The call center industry average for FCR using the external FCR measurement method of a post-call survey is 70% which means that 30% of customers must call back about the same call reason for the average call center. An FCR rate considered good is 70% to 75%. FCR rates can also vary by industry, call complexity, and segment. Research shows that 60% of companies measuring FCR for 1+ years report a 1% to 30% improvement in their performance.

FCR is an indicator of improving customer journey metrics (e.g., customer satisfaction), operating cost metrics (e.g., cost per call for resolution), and business outcome metrics (e.g., net promoter score, net retention index). For example, research shows for every 1% improvement in FCR, there is a 1% improvement in customer satisfaction. Research also shows for every 1% improvement in FCR increases transactional net promoter score by 1.4 points. When FCR performance is low or high, so are the performances of customer satisfaction and referrals and a reduction in cost and customer defections.

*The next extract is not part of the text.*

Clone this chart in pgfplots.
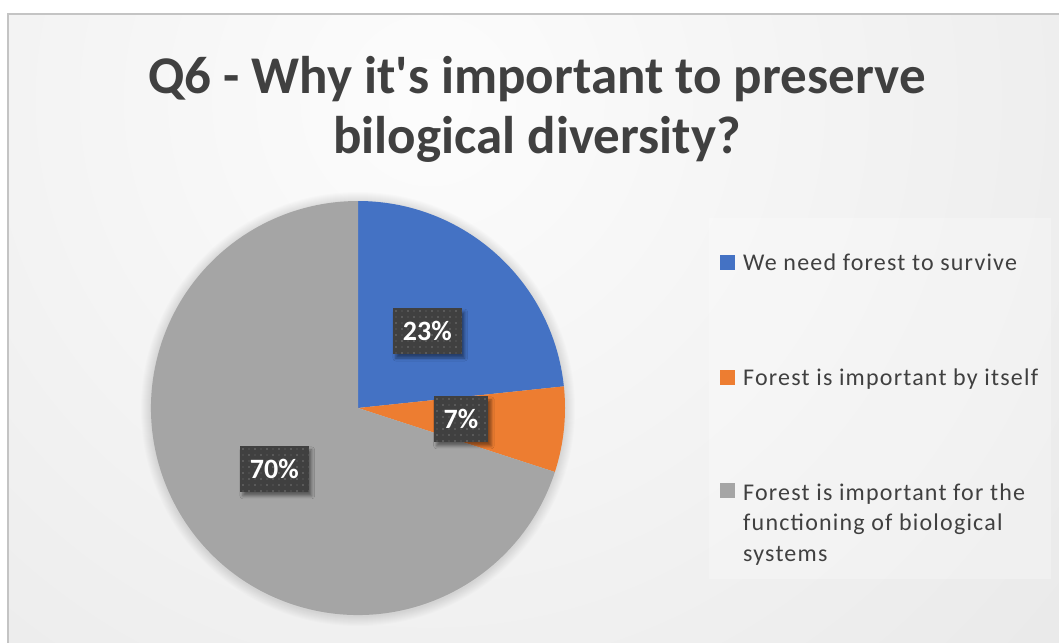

Research shows that majority (93%) of customers expect their call to be resolved on the first call. Why does FCR stand out with all the possible ways of viewing call center performance? It gives insight into a call center interaction through the customers' perspective. Most people do not enjoy making repeated calls or contacts to address issues because they want to resolve their calls on the first call.

There are a number of challenges in measuring first call resolution. The challenge still exists today as to how to define and measure FCR accurately, effectively, and efficiently. Since defining and measuring FCR is open for interpretation, there is no consistent process to measure this critically important KPI. Some call centers report 90 to 95 percent FCR rates, yet it raises a red flag when FCR is that high. Perhaps the calls being resolved should not be handled by phone initially, as the customer's call could have been resolved using a self-serve contact channel.

== Criticism ==
Many call center leaders consider the FCR metric difficult to measure because it is complex. There is no internal FCR measurement industry standard, which hinders the accuracy of the FCR measurement and the benchmarking of FCR against other call centers. Internal FCR measurement uses no repeat call in a given time frame criteria for determining an organization’s FCR rate. This approach can overstate the FCR rate by 10% to 20% higher than the external FCR measurement (e.g., post-call survey).

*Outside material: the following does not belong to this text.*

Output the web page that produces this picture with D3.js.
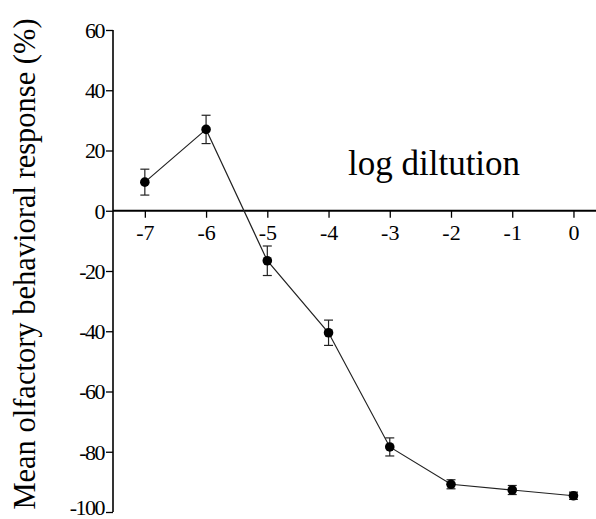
<!DOCTYPE html>
<html>
<head>
<meta charset="utf-8">
<script src="https://cdn.jsdelivr.net/npm/d3@7"></script>
<style>
  body { margin: 0; background: #fff; }
  svg { display: block; }
</style>
</head>
<body>
<div id="chart"></div>
<script>
// dados
const dilutions = [-7, -6, -5, -4, -3, -2, -1, 0];
const responses = [9.5, 27, -16.6, -40.5, -78.4, -90.8, -92.7, -94.6];
const errors = [4.3, 4.7, 4.9, 4.2, 3, 1.5, 1.5, 1.2];
const yTicks = [60, 40, 20, 0, -20, -40, -60, -80, -100];
const xTicks = [-7, -6, -5, -4, -3, -2, -1, 0];

const width = 596, height = 519;
const serif = 'Liberation Serif';

const svg = d3.select('#chart')
    .append('svg')
    .attr('width', width)
    .attr('height', height);

const x = d3.scaleLinear().domain([-7.52, 0.27]).range([113, 590]);
const y = d3.scaleLinear().domain([60, -100]).range([30, 512]);

// eixo y
const yAxis = svg.append('g')
    .attr('transform', 'translate(' + x(-7.52) + ',0)')
    .call(d3.axisLeft(y).tickValues(yTicks).tickSize(7).tickPadding(2).tickFormat(d => d))
    .attr('font-family', serif)
    .attr('font-size', 22);
yAxis.select('.domain').attr('stroke-width', 1.6).attr('d', 'M0,' + y(60) + 'V' + y(-100));
yAxis.selectAll('.tick line').attr('stroke-width', 1.3);
yAxis.selectAll('.tick text')
    .attr('dy', d => d === -100 ? '0.1em' : '0.34em') // -100 sobe um pouco para não cortar
    .attr('letter-spacing', -1.5);

// eixo x no zero
const xAxis = svg.append('g')
    .attr('transform', 'translate(0,' + y(0) + ')')
    .call(d3.axisBottom(x).tickValues(xTicks).tickSize(7).tickPadding(7).tickFormat(d => d))
    .attr('font-family', serif)
    .attr('font-size', 22);
xAxis.select('.domain').attr('stroke-width', 2).attr('d', 'M' + x(-7.52) + ',0H' + width);
xAxis.selectAll('.tick line').attr('stroke-width', 1.3);

// linha
const line = d3.line()
    .x((d, i) => x(dilutions[i]))
    .y(d => y(d));

svg.append('path')
    .datum(responses)
    .attr('fill', 'none')
    .attr('stroke', '#222')
    .attr('stroke-width', 1.2)
    .attr('d', line);

// barras de erro
const eb = svg.append('g').attr('stroke', '#222').attr('stroke-width', 1.2);
responses.forEach((v, i) => {
    const cx = x(dilutions[i]);
    eb.append('line').attr('x1', cx).attr('x2', cx).attr('y1', y(v + errors[i])).attr('y2', y(v - errors[i]));
    eb.append('line').attr('x1', cx - 4.5).attr('x2', cx + 4.5).attr('y1', y(v + errors[i])).attr('y2', y(v + errors[i]));
    eb.append('line').attr('x1', cx - 4.5).attr('x2', cx + 4.5).attr('y1', y(v - errors[i])).attr('y2', y(v - errors[i]));
});

// pontos
svg.append('g')
    .selectAll('circle')
    .data(responses)
    .join('circle')
    .attr('cx', (d, i) => x(dilutions[i]))
    .attr('cy', d => y(d))
    .attr('r', 4.8)
    .attr('fill', '#000');

// títulos
svg.append('text')
    .attr('x', 348)
    .attr('y', 175)
    .attr('font-family', serif)
    .attr('font-size', 35)
    .text('log diltution');

svg.append('text')
    .attr('transform', 'translate(35,' + 264 + ') rotate(-90)')
    .attr('text-anchor', 'middle')
    .attr('font-family', serif)
    .attr('font-size', 30.5)
    .text('Mean olfactory behavioral response (%)');
</script>
</body>
</html>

Even though call center leaders have identified FCR as a critical KPI, there is some question about what exactly constitutes a "resolved call." Some call centers consider a call resolved if the agent didn't need to transfer it. Other call centers determine if a call is resolved if there is no follow-up work needed by the customer after the call. Internal FCR is determined based on whether the customer called back for the same issue within 1 to 30 days. Determining the appropriate callback time can be difficult, and as a result, there is no industry standard for internal FCR measurement, making the FCR rate less accurate for benchmarking against other call centers.